Dear Quinn, (or Quinny, QuinnB, Bug, Buddy Girl, Quinn Bay)
You’re three! You have a personality! You talk back with sass! How exciting!
Most of the time you are a happy child. Following around your brother makes you happy. So do strawberries and grapes. Playing with Grandma. Snuggling with me. PBS.
You were such a surprise when we learned I was pregnant with you. A wonderful gift you were. You are the reason we knew about your brother’s kidneys. And we were able to treat him earlier because of you. What a roller coaster it was the first few months of your life. We were trying to get used to two kids…two kids with special needs…and our heads were spinning at the thought that you would need a kidney transplant some day.

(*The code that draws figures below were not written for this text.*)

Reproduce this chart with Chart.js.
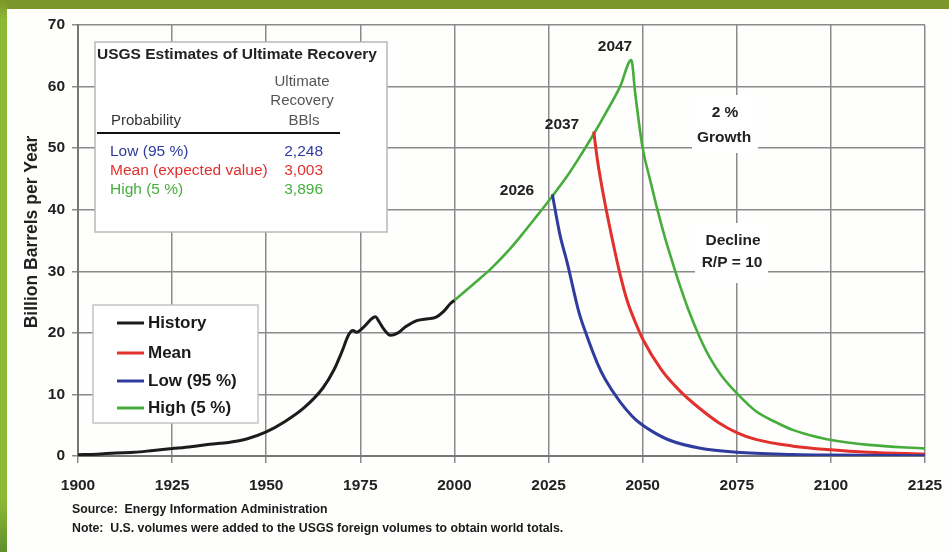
<!DOCTYPE html>
<html>
<head>
<meta charset="utf-8">
<script src="https://cdn.jsdelivr.net/npm/chart.js@4.4.0/dist/chart.umd.min.js"></script>
<style>
  html, body { margin: 0; padding: 0; background: #fff; }
  #wrap { position: relative; width: 949px; height: 552px; overflow: hidden; background: #fefefc; }
  #topBand { position: absolute; left: 0; top: 0; width: 949px; height: 9px; background: #7b962a; }
  #leftBand { position: absolute; left: 0; top: 0; width: 7px; height: 552px;
    background: linear-gradient(#7b962a 0px, #8cb934 20px, #8cb934 500px, #5f8f2c 552px); }
  canvas { position: absolute; left: 0; top: 0; }
</style>
</head>
<body>
<div id="wrap">
  <canvas id="oilChart" width="949" height="552"></canvas>
  <div id="topBand"></div>
  <div id="leftBand"></div>
</div>
<script>
// World oil production, billion barrels per year
const historyYears = [1900, 1905, 1910, 1915, 1920, 1925, 1930, 1935, 1940, 1945, 1950, 1955, 1960, 1965, 1968, 1970, 1972, 1973, 1974, 1976, 1978, 1979, 1980, 1981, 1983, 1985, 1987, 1990, 1993, 1995, 1997, 1999, 2000];
const historyValues = [0.2, 0.3, 0.5, 0.6, 0.9, 1.2, 1.5, 1.9, 2.2, 2.8, 3.9, 5.6, 7.8, 11.0, 14.0, 16.8, 19.8, 20.4, 20.1, 21.0, 22.3, 22.6, 21.8, 20.8, 19.6, 20.0, 21.0, 22.0, 22.3, 22.5, 23.4, 24.8, 25.3];

const highYears = [2000, 2005, 2010, 2015, 2018, 2021, 2026, 2030, 2034, 2037, 2040, 2044, 2047, 2048, 2050, 2052, 2054, 2056, 2058, 2060, 2062, 2065, 2068, 2071, 2075, 2080, 2085, 2090, 2095, 2100, 2110, 2125];
const highValues = [25.3, 27.9, 30.6, 33.8, 36.0, 38.3, 42.2, 45.5, 49.3, 52.3, 55.5, 60.0, 64.3, 59.0, 50.0, 44.8, 39.8, 35.3, 31.3, 27.5, 24.0, 19.5, 15.8, 13.0, 10.2, 7.3, 5.6, 4.2, 3.3, 2.6, 1.8, 1.2];

const meanYears = [2037, 2038, 2040, 2042, 2044, 2046, 2048, 2050, 2055, 2060, 2065, 2070, 2075, 2080, 2090, 2100, 2110, 2125];
const meanValues = [52.7, 48.0, 41.0, 35.0, 29.5, 25.0, 21.8, 19.0, 14.0, 10.5, 7.8, 5.5, 3.8, 2.7, 1.6, 1.0, 0.6, 0.3];

const lowYears = [2026, 2028, 2030, 2033, 2035, 2038, 2040, 2044, 2048, 2052, 2057, 2065, 2075, 2090, 2100, 2125];
const lowValues = [42.5, 36.0, 31.3, 23.5, 19.8, 15.0, 12.5, 8.8, 6.0, 4.2, 2.6, 1.3, 0.6, 0.25, 0.15, 0.05];

const xTicks = [1900, 1925, 1950, 1975, 2000, 2025, 2050, 2075, 2100, 2125];
const yTicks = [0, 10, 20, 30, 40, 50, 60, 70];

const tableRows = ["Low (95 %)", "Mean (expected value)", "High (5 %)"];
const tableValues = ["2,248", "3,003", "3,896"];
const legendLabels = ["History", "Mean", "Low (95 %)", "High (5 %)"];

const colors = { history: "#1c1c1c", mean: "#e2302d", low: "#2f3c9e", high: "#46ad3c" };
const FONT = "'Liberation Sans', Arial, sans-serif";

function pts(xs, ys) {
  return xs.map((x, i) => ({ x, y: ys[i] }));
}

function lineSet(label, xs, ys, color, width) {
  return {
    label,
    data: pts(xs, ys),
    borderColor: color,
    backgroundColor: color,
    borderWidth: width,
    pointRadius: 0,
    fill: false,
    cubicInterpolationMode: "monotone"
  };
}

// Texts drawn over the plot: inset table, legend, year labels, notes
const overlay = {
  id: "overlay",
  afterDraw(chart) {
    const c = chart.ctx;
    c.save();

    // axis title
    c.save();
    c.translate(32, 232);
    c.rotate(-Math.PI / 2);
    c.font = "bold 17.5px " + FONT;
    c.fillStyle = "#222";
    c.textAlign = "center";
    c.textBaseline = "middle";
    c.fillText("Billion Barrels per Year", 0, 0);
    c.restore();

    // white patches behind the notes
    c.fillStyle = "#fff";
    c.fillRect(692, 95, 66, 58);
    c.fillRect(695, 223, 73, 60);

    c.fillStyle = "#222";
    c.textAlign = "center";
    c.textBaseline = "middle";
    c.font = "bold 15.5px " + FONT;
    c.fillText("2047", 615, 47);
    c.fillText("2037", 562, 125);
    c.fillText("2026", 517, 191);
    c.fillText("2 %", 725, 113);
    c.fillText("Growth", 724, 138);
    c.fillText("Decline", 733, 241);
    c.fillText("R/P = 10", 732, 263);

    // inset table
    c.fillStyle = "#fff";
    c.fillRect(95, 42, 292, 190);
    c.strokeStyle = "#b8b8b8";
    c.lineWidth = 1.5;
    c.strokeRect(95, 42, 292, 190);
    c.fillStyle = "#222";
    c.font = "bold 15.5px " + FONT;
    c.textAlign = "left";
    c.fillText("USGS Estimates of Ultimate Recovery", 97, 55);
    c.font = "15px " + FONT;
    c.fillStyle = "#555";
    c.textAlign = "center";
    c.fillText("Ultimate", 302, 82);
    c.fillText("Recovery", 302, 101);
    c.fillText("BBls", 304, 121);
    c.textAlign = "left";
    c.fillStyle = "#333";
    c.fillText("Probability", 111, 121);
    c.strokeStyle = "#111";
    c.lineWidth = 2;
    c.beginPath();
    c.moveTo(97, 133);
    c.lineTo(340, 133);
    c.stroke();
    const rowColors = [colors.low, colors.mean, colors.high];
    const rowY = [152, 171, 190];
    c.font = "15.5px " + FONT;
    tableRows.forEach((r, i) => {
      c.fillStyle = rowColors[i];
      c.textAlign = "left";
      c.fillText(r, 110, rowY[i]);
      c.textAlign = "right";
      c.fillText(tableValues[i], 323, rowY[i]);
    });

    // legend
    c.fillStyle = "#fff";
    c.fillRect(93, 305, 165, 118);
    c.strokeStyle = "#c4c4c4";
    c.lineWidth = 1.5;
    c.strokeRect(93, 305, 165, 118);
    const legColors = [colors.history, colors.mean, colors.low, colors.high];
    const legY = [323, 353, 381, 408];
    c.font = "bold 17px " + FONT;
    c.textAlign = "left";
    legendLabels.forEach((l, i) => {
      c.strokeStyle = legColors[i];
      c.lineWidth = 3;
      c.beginPath();
      c.moveTo(117, legY[i]);
      c.lineTo(144, legY[i]);
      c.stroke();
      c.fillStyle = "#1a1a1a";
      c.fillText(l, 148, legY[i]);
    });

    // footer
    c.fillStyle = "#1a1a1a";
    c.font = "bold 12.3px " + FONT;
    c.fillText("Source:  Energy Information Administration", 72, 510);
    c.fillText("Note:  U.S. volumes were added to the USGS foreign volumes to obtain world totals.", 72, 529);

    c.restore();
  }
};

const ctx = document.getElementById("oilChart").getContext("2d");
const chart = new Chart(ctx, {
  type: "line",
  data: {
    datasets: [
      lineSet("Low (95 %)", lowYears, lowValues, colors.low, 3),
      lineSet("Mean", meanYears, meanValues, colors.mean, 3),
      lineSet("High (5 %)", highYears, highValues, colors.high, 2.6),
      lineSet("History", historyYears, historyValues, colors.history, 3)
    ]
  },
  options: {
    responsive: false,
    animation: false,
    layout: { padding: { left: 0, top: 25, right: 24, bottom: 0 } },
    plugins: { legend: { display: false }, tooltip: { enabled: false } },
    scales: {
      x: {
        type: "linear",
        min: 1900,
        max: 2125,
        afterBuildTicks: (s) => { s.ticks = xTicks.map(v => ({ value: v })); },
        afterFit: (s) => { s.height = 96; s.paddingLeft = 0; s.paddingRight = 0; },
        grid: { color: "#8a8a8a", lineWidth: 1.5, tickLength: 7, drawTicks: true },
        border: { color: "#777", width: 2 },
        ticks: {
          color: "#222", padding: 13, maxRotation: 0,
          font: { family: FONT, size: 15.5, weight: "bold" },
          callback: (v) => String(v)
        }
      },
      y: {
        min: 0,
        max: 70,
        afterBuildTicks: (s) => { s.ticks = yTicks.map(v => ({ value: v })); },
        afterFit: (s) => { s.width = 78; s.paddingTop = 0; s.paddingBottom = 0; },
        grid: { color: "#8a8a8a", lineWidth: 1.5, tickLength: 6 },
        border: { color: "#777", width: 2 },
        ticks: { color: "#222", padding: 7, font: { family: FONT, size: 15.5, weight: "bold" } }
      }
    }
  },
  plugins: [overlay]
});
</script>
</body>
</html>
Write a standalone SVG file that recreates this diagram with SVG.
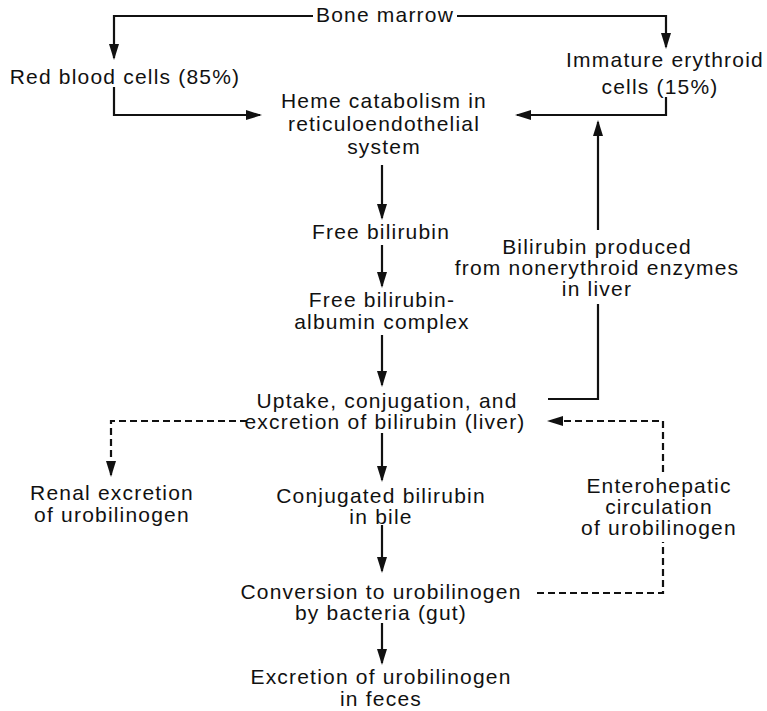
<svg xmlns="http://www.w3.org/2000/svg" width="767" height="711" viewBox="0 0 767 711">
<defs>
<style>
text{font-family:"Liberation Sans",Arial,sans-serif;font-size:21px;letter-spacing:1.2px;fill:#111;text-anchor:middle}
.ln{fill:none;stroke:#111;stroke-width:2.2}
.ds{fill:none;stroke:#111;stroke-width:2.2;stroke-dasharray:7 4}
</style>
<marker id="ah" viewBox="0 0 16 10" refX="14" refY="5" markerWidth="16" markerHeight="10" markerUnits="userSpaceOnUse" orient="auto">
<path d="M0,0 L16,5 L0,10 z" fill="#111"/>
</marker>
</defs>
<rect width="767" height="711" fill="#fff"/>
<g id="connectors">
<path class="ln" d="M313,16 H114 V58" marker-end="url(#ah)"/>
<path class="ln" d="M457,16 H666 V47" marker-end="url(#ah)"/>
<path class="ln" d="M114,87 V115 H260" marker-end="url(#ah)"/>
<path class="ln" d="M666,97 V115 H517" marker-end="url(#ah)"/>
<path class="ln" d="M548,399 H598 V304"/>
<path class="ln" d="M598,230 V122" marker-end="url(#ah)"/>
<path class="ln" d="M382,165 V218" marker-end="url(#ah)"/>
<path class="ln" d="M382,245 V286" marker-end="url(#ah)"/>
<path class="ln" d="M382,335 V385" marker-end="url(#ah)"/>
<path class="ln" d="M382,433 V480" marker-end="url(#ah)"/>
<path class="ln" d="M382,525 V571" marker-end="url(#ah)"/>
<path class="ln" d="M382,623 V663" marker-end="url(#ah)"/>
<path class="ds" d="M247,421 H111 V475" marker-end="url(#ah)"/>
<path class="ds" d="M537,593 H663 V542"/>
<path class="ds" d="M663,472 V421 H549" marker-end="url(#ah)"/>
</g>
<g id="bone-marrow"><text x="385" y="22">Bone marrow</text></g>
<g id="red-blood-cells"><text x="125" y="84">Red blood cells (85%)</text></g>
<g id="immature-erythroid"><text x="665" y="67">Immature erythroid</text><text x="660" y="94">cells (15%)</text></g>
<g id="heme-catabolism"><text x="384" y="108">Heme catabolism in</text><text x="384" y="131">reticuloendothelial</text><text x="384" y="154">system</text></g>
<g id="free-bilirubin"><text x="381" y="239">Free bilirubin</text></g>
<g id="bilirubin-albumin"><text x="382" y="307">Free bilirubin-</text><text x="382" y="329">albumin complex</text></g>
<g id="nonerythroid"><text x="597" y="254">Bilirubin produced</text><text x="597" y="275">from nonerythroid enzymes</text><text x="597" y="296">in liver</text></g>
<g id="uptake"><text x="387" y="408">Uptake, conjugation, and</text><text x="385" y="429">excretion of bilirubin (liver)</text></g>
<g id="renal"><text x="112" y="500">Renal excretion</text><text x="112" y="522">of urobilinogen</text></g>
<g id="conjugated"><text x="381" y="503">Conjugated bilirubin</text><text x="381" y="524">in bile</text></g>
<g id="enterohepatic"><text x="659" y="493">Enterohepatic</text><text x="659" y="514">circulation</text><text x="659" y="535">of urobilinogen</text></g>
<g id="conversion"><text x="381" y="599">Conversion to urobilinogen</text><text x="381" y="620">by bacteria (gut)</text></g>
<g id="excretion-feces"><text x="381" y="684">Excretion of urobilinogen</text><text x="381" y="706">in feces</text></g>
</svg>
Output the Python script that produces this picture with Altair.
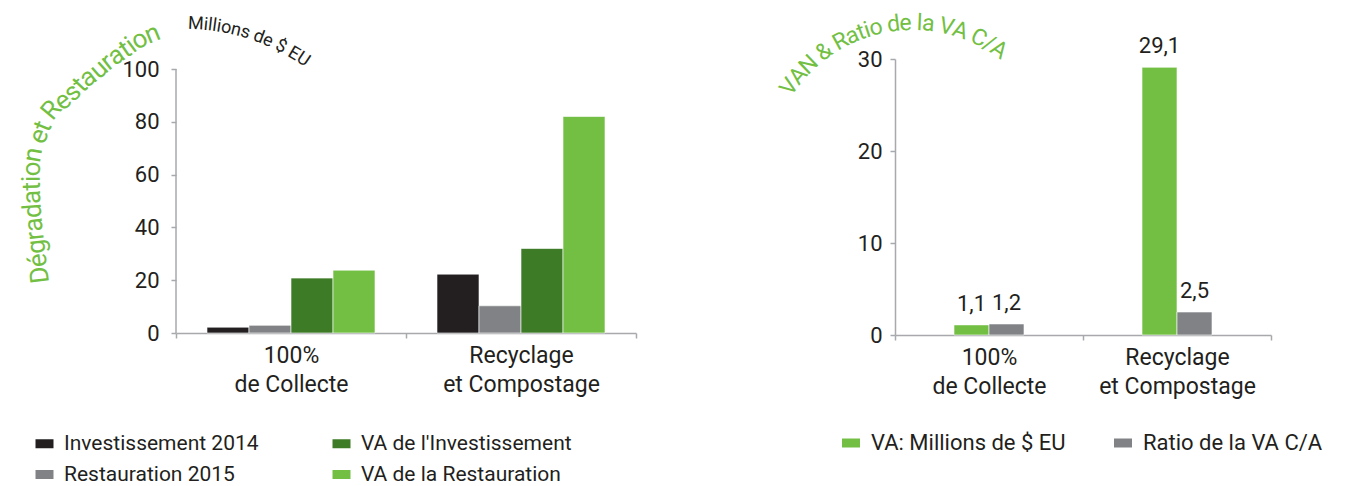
import math
import altair as alt
import pandas as pd

# ---------------- data ----------------
categories = ["100%\nde Collecte", "Recyclage\net Compostage"]

left_series = ["Investissement 2014", "Restauration 2015",
               "VA de l'Investissement", "VA de la Restauration"]
investissement_2014 = [2.2, 22.3]
restauration_2015 = [2.9, 10.3]
va_investissement = [20.8, 32.0]
va_restauration = [23.8, 82.0]
left_ticks = [0, 20, 40, 60, 80, 100]

right_series = ["VA: Millions de $ EU", "Ratio de la VA C/A"]
va_millions = [1.1, 29.1]
ratio_va = [1.2, 2.5]
right_ticks = [0, 10, 20, 30]

left_title = "Dégradation et Restauration"
left_unit = "Millions de $ EU"
right_title = "VAN & Ratio de la VA C/A"

# ---------------- style ----------------
FONT = "Roboto"
BLACK = "#231f20"
GREY = "#808285"
DKGREEN = "#3e7b27"
GREEN = "#72bf44"
AXIS = "#a7a9ac"

# approximate glyph advance widths (em) used to lay text along a curve
W = {' ': 0.25, 'D': 0.655, 'é': 0.53, 'e': 0.53, 'g': 0.56, 'r': 0.34, 'a': 0.545,
     'd': 0.563, 't': 0.33, 'i': 0.245, 'o': 0.57, 'n': 0.552, 'R': 0.63, 's': 0.516,
     'u': 0.551, 'M': 0.873, 'l': 0.245, '$': 0.562, 'E': 0.568, 'U': 0.649,
     'V': 0.636, 'A': 0.652, 'N': 0.713, '&': 0.622, 'C': 0.652, '/': 0.412}


def catmull(points, n=24):
    pts = [points[0]] + points + [points[-1]]
    out = []
    for i in range(1, len(pts) - 2):
        p0, p1, p2, p3 = pts[i - 1], pts[i], pts[i + 1], pts[i + 2]
        for k in range(n):
            t = k / n
            t2, t3 = t * t, t * t * t
            xy = []
            for j in range(2):
                xy.append(0.5 * (2 * p1[j] + (-p0[j] + p2[j]) * t
                                 + (2 * p0[j] - 5 * p1[j] + 4 * p2[j] - p3[j]) * t2
                                 + (-p0[j] + 3 * p1[j] - 3 * p2[j] + p3[j]) * t3))
            out.append(tuple(xy))
    out.append(points[-1])
    return out


def circle_path(cx, cy, r, a0, a1, n=240):
    return [(cx + r * math.cos(math.radians(a0 + (a1 - a0) * k / n)),
             cy + r * math.sin(math.radians(a0 + (a1 - a0) * k / n))) for k in range(n + 1)]


def text_on_path(text, path, size, ox, oy, track=1.0):
    cum = [0.0]
    for i in range(1, len(path)):
        cum.append(cum[-1] + math.dist(path[i - 1], path[i]))
    total = cum[-1]
    widths = [W.get(c, 0.55) * size * track for c in text]
    s = (total - sum(widths)) / 2
    rows = []
    for c, w in zip(text, widths):
        m = s + w / 2
        s += w
        i = 1
        while i < len(path) - 1 and cum[i] < m:
            i += 1
        (x0, y0), (x1, y1) = path[i - 1], path[i]
        seg = max(cum[i] - cum[i - 1], 1e-9)
        f = (m - cum[i - 1]) / seg
        x, y = x0 + (x1 - x0) * f, y0 + (y1 - y0) * f
        ang = math.degrees(math.atan2(y1 - y0, x1 - x0)) % 360
        if c != ' ':
            rows.append({"ch": c, "px": x - ox, "py": y - oy, "ang": ang})
    return pd.DataFrame(rows)


def arc_layer(df, size, color):
    return alt.Chart(df).mark_text(font=FONT, fontSize=size, color=color,
                                   align="center", baseline="middle").encode(
        x=alt.X("px:Q", scale=None, axis=None),
        y=alt.Y("py:Q", scale=None, axis=None),
        angle=alt.Angle("ang:Q", scale=None),
        text="ch:N")


# plot origins (page px) used only for the decorative curved titles
LOX, LOY = 174, 59
ROX, ROY = 893, 59

left_path = catmull([(40, 292), (36, 258), (32, 222), (30, 190), (30, 165), (32, 150),
                     (37, 136), (48, 112), (62, 100), (74, 89), (83, 80), (95, 71),
                     (105, 62), (115, 55), (124, 49), (137, 40), (155, 32), (165, 28)])
left_title_df = text_on_path(left_title, left_path, 26, LOX, LOY, 0.96)
unit_df = text_on_path(left_unit, circle_path(184, 234, 210, -92, -52), 18, LOX, LOY)
right_title_df = text_on_path(right_title, circle_path(911, 174, 151, 209, 311), 23, ROX, ROY, 0.96)

# ---------------- tables ----------------
left_values = [investissement_2014, restauration_2015, va_investissement, va_restauration]
left_df = pd.DataFrame([{"cat": c, "series": s, "value": vals[i]}
                        for s, vals in zip(left_series, left_values)
                        for i, c in enumerate(categories)])
right_values = [va_millions, ratio_va]
right_df = pd.DataFrame([{"cat": c, "series": s, "value": vals[i],
                          "label": f"{vals[i]:.1f}".replace(".", ",")}
                         for s, vals in zip(right_series, right_values)
                         for i, c in enumerate(categories)])

left_colors = [BLACK, GREY, DKGREEN, GREEN]

RECT = "M-1,-0.5L1,-0.5L1,0.5L-1,0.5Z"

# left plot spans 59..333 px; value 100 sits at 69 px
LEFT_W, LEFT_H = 460, 274
LEFT_TOP = 100 * LEFT_H / 264
RIGHT_W, RIGHT_H = 376, 276
LEFT_BAR, RIGHT_BAR = 42, 35


def x_axis():
    return alt.Axis(title=None, labelAngle=0, labelExpr="split(datum.label, '\\n')",
                    tickBand="extent", labelFont=FONT, labelFontSize=23,
                    labelLineHeight=29, labelPadding=6, labelColor=BLACK,
                    domainColor=AXIS, tickColor=AXIS, tickSize=5, domainWidth=1.5,
                    tickWidth=1.5)


def y_axis(vals, pad, domain=True):
    return alt.Axis(title=None, values=vals, grid=False, labelFont=FONT,
                    labelFontSize=22, labelPadding=pad, labelColor=BLACK,
                    domain=domain, domainColor=AXIS, tickColor=AXIS, tickSize=5,
                    domainWidth=1.5, tickWidth=1.5)


def legend(x, y, cols, colpad, size):
    return alt.Legend(title=None, orient="none", legendX=x, legendY=y, columns=cols,
                      columnPadding=colpad, rowPadding=9, symbolType=RECT,
                      symbolSize=324, symbolStrokeWidth=0, labelFont=FONT,
                      labelFontSize=size, labelColor=BLACK, labelOffset=9,
                      labelLimit=400)


def offset_range(width, nbars, barw):
    step = width / len(categories)
    return [step / 2 - nbars * barw / 2, step / 2 + nbars * barw / 2]


lx = alt.X("cat:N", sort=categories, axis=x_axis(),
           scale=alt.Scale(paddingInner=0, paddingOuter=0))
ly = alt.Y("value:Q", axis=y_axis(left_ticks, 12, domain=False),
           scale=alt.Scale(domain=[0, LEFT_TOP], nice=False))

left_bars = alt.Chart(left_df).mark_bar(stroke="white", strokeWidth=0.6).encode(
    x=lx,
    xOffset=alt.XOffset("series:N", scale=alt.Scale(
        domain=left_series, range=offset_range(LEFT_W, len(left_series), LEFT_BAR))),
    y=ly,
    color=alt.Color("series:N", scale=alt.Scale(domain=left_series, range=left_colors),
                    legend=legend(32 - LOX, 433 - LOY, 2, 72, 21)),
)

left_axis_line = alt.Chart(pd.DataFrame({"lo": [left_ticks[0]], "hi": [left_ticks[-1]]})).mark_rule(
    color=AXIS, strokeWidth=1.5).encode(
    x=alt.value(0), y=alt.Y("lo:Q", scale=alt.Scale(domain=[0, LEFT_TOP], nice=False),
                            axis=y_axis(left_ticks, 12, domain=False)), y2="hi:Q")

left = alt.layer(left_bars, left_axis_line, arc_layer(left_title_df, 26, GREEN),
                 arc_layer(unit_df, 18, BLACK)).properties(width=LEFT_W, height=LEFT_H)

rx = alt.X("cat:N", sort=categories, axis=x_axis(),
           scale=alt.Scale(paddingInner=0, paddingOuter=0))
rxo = alt.XOffset("series:N", scale=alt.Scale(
    domain=right_series, range=offset_range(RIGHT_W, len(right_series), RIGHT_BAR)))
ry = alt.Y("value:Q", axis=y_axis(right_ticks, 8), scale=alt.Scale(domain=[0, 30], nice=False))

right_bars = alt.Chart(right_df).mark_bar(stroke="white", strokeWidth=0.6).encode(
    x=rx, xOffset=rxo, y=ry,
    color=alt.Color("series:N", scale=alt.Scale(domain=right_series, range=[GREEN, GREY]),
                    legend=legend(838 - ROX, 432 - ROY, 2, 46, 22)),
)
right_labels = alt.Chart(right_df).mark_text(font=FONT, fontSize=22, color=BLACK,
                                             baseline="bottom", dy=-9).encode(
    x=rx, xOffset=rxo, y=ry, text="label:N")

right = alt.layer(right_bars, right_labels,
                  arc_layer(right_title_df, 23, GREEN)).properties(width=RIGHT_W, height=RIGHT_H)

chart = alt.hconcat(left, right, spacing=139).resolve_scale(
    color="independent", xOffset="independent"
).properties(
    padding={"left": 10, "top": 3, "right": 5, "bottom": 5}
).configure_view(stroke=None)

chart.save("out.html", embed_options={"renderer": "svg", "actions": False})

The first three or four months of your life I didn’t like to be separated from you. Even though at night we would put you down to sleep in your crib, I would wake up in your room, you nestled in my arms, having nursed you a time or two during the night. For over 20 months I nursed you. You caught a cold one week, couldn’t breath while you nursed, and that was that. From the words of my wise friend B – “it’s sad but not tragic” – knowing how much of a job it was.
You’ve had a rigorous schedule of therapy since you were 4 months old. PT, OT, Speech, and Vision. Most of the time you participated with glee. There were times though, that you didn’t want to work and so you didn’t. You were stubborn. You enjoy your time with your therapists. K is especially important to you. You scream with joy when she arrives and you never want her to leave.
You took your first wobbly steps around the week of your 2nd birthday. You used a walker for a long time before that. You loved that walker – because you could be independently mobile and because of the positive attention when people saw you using it. I remember the first time you had it around a lot of people – at Pop’s 80th Birthday party – you learned how to steer it, in and around people and tables. It was that day that we didn’t care how it look to everyone else that you weren’t walking yet, or that you needed that walker. You were independent. You were excited to be exploring life in the upright position. Because in your mind you were a toddler…your body just didn’t quite match it at the time. Determined little girl you are.
You just started a new school a couple of months ago to help you with your needs due to OMA. You are still in a lot of physical therapy because you are one funny walker and runner. You are known to fall a lot, miss-judge corners and steps, but it doesn’t seem to bother you. In your little life you have some how managed to know that it is what it is. And you don’t get frustrated very easily. You just try again. A lot of times you laugh at yourself for your wobbliness.
You are beautiful. And a joy to be around. I love your hugs. Your laugh. The funny voice you talk in when you want to be silly. Thank you for enriching my life in ways I don’t even understand yet. Thanks for being part of the reason my life has meaning.